In testimony before the House Foreign Affairs Committee Tuesday, Secretary of State Hillary Rodham Clinton said the US Agency for International Development (USAID) is directing US assistance to Libya’s refugees, while US military assets in the region are repositioning to help with humanitarian efforts.
The US is also discussing with allies and partners the implementation of a no-fly zone over Libya, Secretary Clinton said. But she cautioned that such a move entails a number of problems. US military officials have said setting up an effective no-fly zone would require taking out Libya’s air defense systems.

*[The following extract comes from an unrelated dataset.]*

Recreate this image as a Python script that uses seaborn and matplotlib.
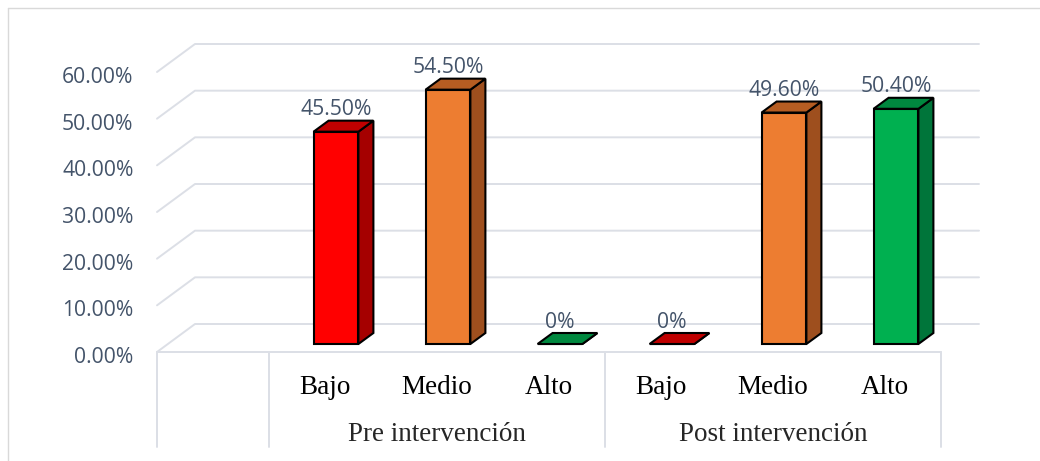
import matplotlib
matplotlib.use('Agg')
import matplotlib.pyplot as plt
import matplotlib.transforms as mtransforms
from matplotlib.patches import Polygon
from matplotlib.lines import Line2D
import numpy as np
import pandas as pd
import seaborn as sns

# Datos
grupos = ['Pre intervención', 'Post intervención']
niveles = ['Bajo', 'Medio', 'Alto']
pre = [45.5, 54.5, 0]
post = [0, 49.6, 50.4]
etiquetas = ['45.50%', '54.50%', '0%', '0%', '49.60%', '50.40%']
yticks = [0, 10, 20, 30, 40, 50, 60]

claves = [g.split()[0] + ' ' + n for g in grupos for n in niveles]
df = pd.DataFrame({'clave': claves, 'nivel': niveles * 2, 'valor': pre + post})
orden = [''] + claves  # primera casilla vacía, como en el original

# frente, lado, arriba
colores = {'Bajo': ('#FF0000', '#A50000', '#C00000'),
           'Medio': ('#ED7D31', '#9E4F1E', '#B65D22'),
           'Alto': ('#00B050', '#00753A', '#00883F')}
texto = '#44546A'
gris = '#DCDFE6'

sns.set_style('white')
plt.rcParams['font.family'] = ['Open Sans', 'DejaVu Sans']

W, H = 1040, 461
fig = plt.figure(figsize=(W / 100, H / 100), dpi=100)
ax = fig.add_axes([157 / W, (H - 352) / H, 784 / W, 280 / H])

paleta = {k: colores[n][0] for k, n in zip(claves, niveles * 2)}
sns.barplot(data=df, x='clave', y='valor', hue='clave', order=orden,
            hue_order=claves, palette=paleta, width=0.4, edgecolor='black',
            linewidth=1.5, legend=False, saturation=1, ax=ax)

ax.set_xlim(-0.5, 6.5)
ax.set_ylim(0, 60)
for s in ax.spines.values():
    s.set_visible(False)
ax.set_xlabel('')
ax.set_ylabel('')

# ejes
ax.set_yticks(yticks)
ax.set_yticklabels([f'{v:.2f}%' for v in yticks], color=texto, fontsize=15.2)
ax.tick_params(axis='y', length=0, pad=17)
bajar = mtransforms.ScaledTranslation(0, -3 / 100, fig.dpi_scale_trans)
for lab in ax.get_yticklabels():
    lab.set_transform(lab.get_transform() + bajar)
ax.set_xticks(range(len(orden)))
ax.set_xticklabels([''] + niveles * 2, family=['Liberation Serif'],
                   fontsize=19.5, color='black')
ax.tick_params(axis='x', length=0, pad=16.5)

ident = mtransforms.IdentityTransform()
fondo = np.array([38, 28])   # profundidad del suelo
shift = np.array([11, 8])    # posición de las barras dentro del suelo
prof = np.array([15, 11])    # profundidad de las barras

# rejilla 3D
for v in yticks:
    a = ax.transData.transform((-0.5, v))
    b = ax.transData.transform((6.5, v))
    ax.plot([a[0], a[0] + fondo[0], b[0] + fondo[0]],
            [a[1], a[1] + fondo[1], b[1] + fondo[1]],
            transform=ident, color=gris, lw=1.4, clip_on=False, zorder=0.5)
a = ax.transData.transform((-0.5, 0))
b = ax.transData.transform((6.5, 0))
ax.plot([a[0], b[0]], [a[1], b[1]], transform=ident, color=gris, lw=1.4,
        clip_on=False, zorder=0.5)

# separadores de categorías
bt = mtransforms.blended_transform_factory(ax.transData, ax.transAxes)
for x in [-0.5, 0.5, 3.5, 6.5]:
    ax.plot([x, x], [0, -0.34], transform=bt, color=gris, lw=1.4,
            clip_on=False)
for i, g in enumerate(grupos):
    ax.text(2 + 3 * i, -0.296, g, transform=bt, ha='center', va='center',
            family=['Liberation Serif'], fontsize=19.5)

# barras en 3D
off = mtransforms.offset_copy(ax.transData, fig=fig, x=shift[0], y=shift[1],
                              units='dots')
for p in list(ax.patches):
    x0, w, h = p.get_x(), p.get_width(), p.get_height()
    idx = int(round(x0 + w / 2))
    nivel = orden[idx].split()[1]
    p.set_transform(off)
    p.set_zorder(3)
    tl = ax.transData.transform((x0, h)) + shift
    tr = ax.transData.transform((x0 + w, h)) + shift
    br = ax.transData.transform((x0 + w, 0)) + shift
    lado = Polygon([br, tr, tr + prof, br + prof], closed=True,
                   facecolor=colores[nivel][1], edgecolor='black', lw=1.5,
                   transform=ident, clip_on=False, zorder=3)
    arriba = Polygon([tl, tr, tr + prof, tl + prof], closed=True,
                     facecolor=colores[nivel][2], edgecolor='black', lw=1.5,
                     transform=ident, clip_on=False, zorder=3)
    ax.add_patch(lado)
    ax.add_patch(arriba)
    ax.annotate(etiquetas[idx - 1], xy=(x0 + w / 2, h),
                xytext=(shift[0], shift[1] + 22), textcoords='offset pixels',
                ha='center', va='center', color=texto, fontsize=15.2)

ax.set_xlim(-0.5, 6.5)
ax.set_ylim(0, 60)

# marco exterior
fig.add_artist(Line2D([8 / W, 8 / W], [0, 1 - 8 / H], color='#D9D9D9', lw=1))
fig.add_artist(Line2D([8 / W, 1], [1 - 8 / H, 1 - 8 / H], color='#D9D9D9', lw=1))

fig.savefig('out.png', dpi=100)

But a no-fly zone is winning support among some in Congress. After Sens. John McCain (R) of Arizona and Joe Lieberman (I) of Connecticut on Monday called for the international community to establish such a zone, Sen. Robert Menendez (D) of New Jersey announced a resolution Tuesday that calls on the US to press for a no-fly zone and to redouble its outreach efforts to Libya’s opposition figures.
The no-fly proposal was already being rained on by Russia, which would have to go along with the idea if it is to be approved by the Security Council.
Russian Foreign Minister Sergei Lavrov said Tuesday a no-fly zone would be “superfluous,” and he suggested instead that the international community focus on implementing the sanctions that the Security Council imposed on Libya on Saturday.